Monday, November 9, 2009

More thinking

...a continuation from yesterday.
"Where are you going?"

THIS. This is a question I'm struggling with right now.

I started college thinking I wanted to be a Veterinarian. I thought I had it figured out...I had spent time around animals, I had worked at an animal hospital in High School...I really thought I was going in with my eyes open. At the end of my Freshman year, I decided that being a Vet was not going to be for me. To this day, I have no idea why I made that choice.

I explored a lot of other things. I knew I wanted to stay in the Sciences, but didn't know what that meant. Thought about Forestry and Natural Resources really hard. In the end, I majored in Biology, minored in Chemistry and History, and went into Teaching.

Now, I'm not going to tell you that the very first day I walked into a classroom I knew it was for me, but that was very close to what happened. I fell in love with teaching...I really really enjoyed it. I was lucky enough to get a job right out of school, and spent the next nine years loving every second of my job.

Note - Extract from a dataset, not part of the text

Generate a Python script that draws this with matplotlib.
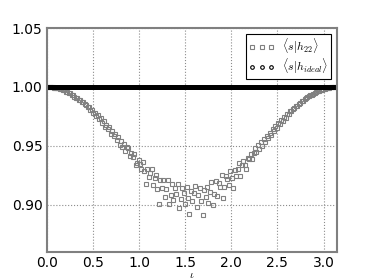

Once I got married, though, things started to feel strange. I still loved it, and I think I was pretty good at it...but the work, the constant paperwork, the long hours, the fact that there is ALWAYS more to do and NEVER enough time to do it...that really started to get to me.

I realize now that I am home that I would never have been able to be the teacher I wanted to be (the teacher I was) and the mom I want to be had I kept teaching. It makes me a little sad, but it's true. The question I am asking myself is this: will it always be true? I plan to go back to work when Toast starts Kindergarten, and I worry about that time commitment. I am excited by other options, I am seeing that although I love teaching, it might not always be my only love.

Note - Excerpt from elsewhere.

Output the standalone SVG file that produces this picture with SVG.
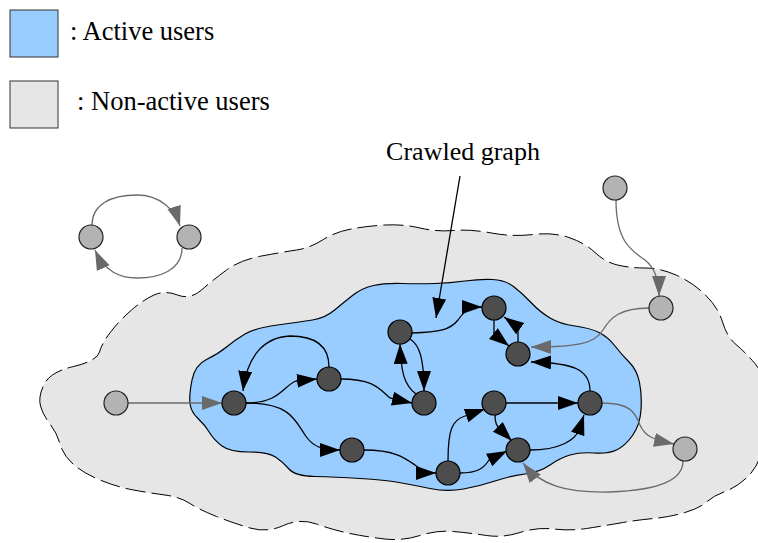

Does it make me a failure if I change my career in the middle of the stream? What does it mean when you are 36 and you still don't know what to do? I have always looked with distain on people who never "figure it out"...people who go from one thing to another like bees in a flower garden. Now I kind of wonder if I'm missing something by not allowing myself to look at the world that way.

My parents (and their parents) did what most people in those generations did: they got a job, and worked at it, then retired. I know that this is often not the way things go now, but it still doesn't feel like the responsible, adult thing to do to be reconsidering my career options now that I have a family. Aren't I supposed to be settling down and working, saving, getting to retirement?

Won't I get there anyway?

This has been on my mind a lot lately, often to the exclusion of other things. Hubby and I have had a few discussions about it, but not nearly the length and breadth of discussion that would be involved if I decided to pursue something else. It's something I'm still figuring out, and talking about it makes me, well, a little scared.

I don't want to do anything that makes me feel like I'm missing out on what I could experience. Sometimes that thought seems so immature, though. I struggle with this process, these thoughts.